• [Stored data]
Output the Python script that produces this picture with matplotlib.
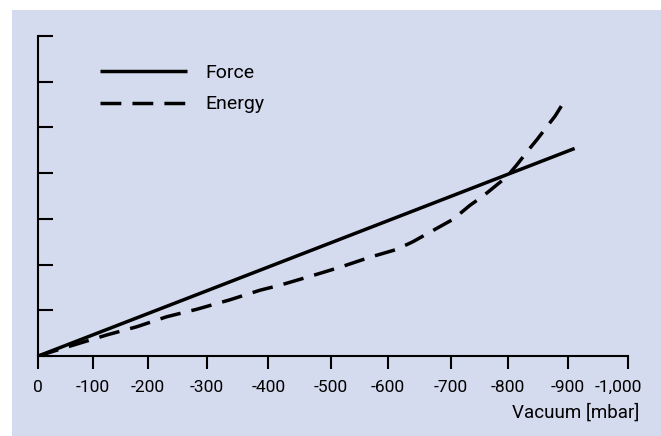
import matplotlib
matplotlib.use("Agg")
import matplotlib.pyplot as plt
import matplotlib.transforms as mtransforms
from matplotlib.patches import Rectangle

plt.rcParams['font.family'] = ['Roboto', 'DejaVu Sans']

# vacuum in mbar (negative)
force_x = [0, -909]
force_y = [0.0, 4.54]

energy_x = [0, -42, -65, -116, -167, -218, -268, -325, -376, -410, -460, -511,
            -562, -607, -635, -664, -703, -732, -754, -794, -811, -831, -845,
            -864, -876, -893]
energy_y = [0.0, 0.17, 0.26, 0.46, 0.64, 0.86, 1.02, 1.23, 1.44, 1.55, 1.74, 1.94,
            2.16, 2.33, 2.50, 2.71, 2.99, 3.30, 3.50, 3.92, 4.18, 4.51, 4.73,
            5.05, 5.25, 5.60]

# tick marks as drawn in the original (spacing is not quite even)
xtick_pos = [0, -92, -186, -286, -390, -496, -593, -699, -796, -897, -1000]
xtick_labels = ["0", "-100", "-200", "-300", "-400", "-500", "-600", "-700",
                "-800", "-900", "-1,000"]
ytick_pos = [0, 1, 2, 3, 4, 5, 6, 7]

W, H = 661, 436
fig = plt.figure(figsize=(W / 100, H / 100), dpi=100)
fig.patches.append(Rectangle((12 / W, 0), 1 - 12 / W, 1 - 10 / H,
                             transform=fig.transFigure, facecolor="#d5dbee",
                             edgecolor="none", zorder=-10))

ax = fig.add_axes([38.3 / W, 80 / H, 590 / W, 320 / H])
ax.set_facecolor("none")

lw = 2.5
ax.plot(force_x, force_y, color="black", lw=lw, solid_capstyle="butt", label="Force")
ax.plot(energy_x, energy_y, color="black", lw=lw, linestyle=(0, (6.0, 3.2)),
        label="Energy")

ax.set_xlim(0, -1000)
ax.set_ylim(0, 7)

for s in ("top", "right"):
    ax.spines[s].set_visible(False)
for s in ("left", "bottom"):
    ax.spines[s].set_linewidth(1.5)

ax.set_xticks(xtick_pos)
ax.set_xticklabels(xtick_labels, fontsize=12.5)
ax.set_yticks(ytick_pos)
ax.set_yticklabels([])
ax.tick_params(axis="x", direction="out", length=9.5, width=1.5, pad=8)
ax.tick_params(axis="y", direction="in", length=10.8, width=1.5)

# nudge the last label left like in the original
last = ax.get_xticklabels()[-1]
last.set_transform(last.get_transform() +
                   mtransforms.ScaledTranslation(-10 / 100, 0, fig.dpi_scale_trans))

ax.set_xlabel("Vacuum [mbar]", fontsize=13.5, ha="right", va="center")
ax.xaxis.set_label_coords((639 - 38.3) / 590, -(413 - 356) / 320)

ax.legend(loc="upper left", bbox_to_anchor=(0.078, 0.962), frameon=False,
          fontsize=14, handlelength=4.5, handletextpad=0.95, labelspacing=0.7,
          borderpad=0.3)

fig.savefig("out.png", dpi=100)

• [Problem statement] Print, exactly as written, the lines above from the first one to the one containing "plt.rcParams['font.family'] = ['Roboto', 'DejaVu". Leave out pictures.

• [The solution]
Output the Python script that produces this picture with matplotlib.
import matplotlib
matplotlib.use("Agg")
import matplotlib.pyplot as plt
import matplotlib.transforms as mtransforms
from matplotlib.patches import Rectangle

plt.rcParams['font.family'] = ['Roboto', 'DejaVu Sans']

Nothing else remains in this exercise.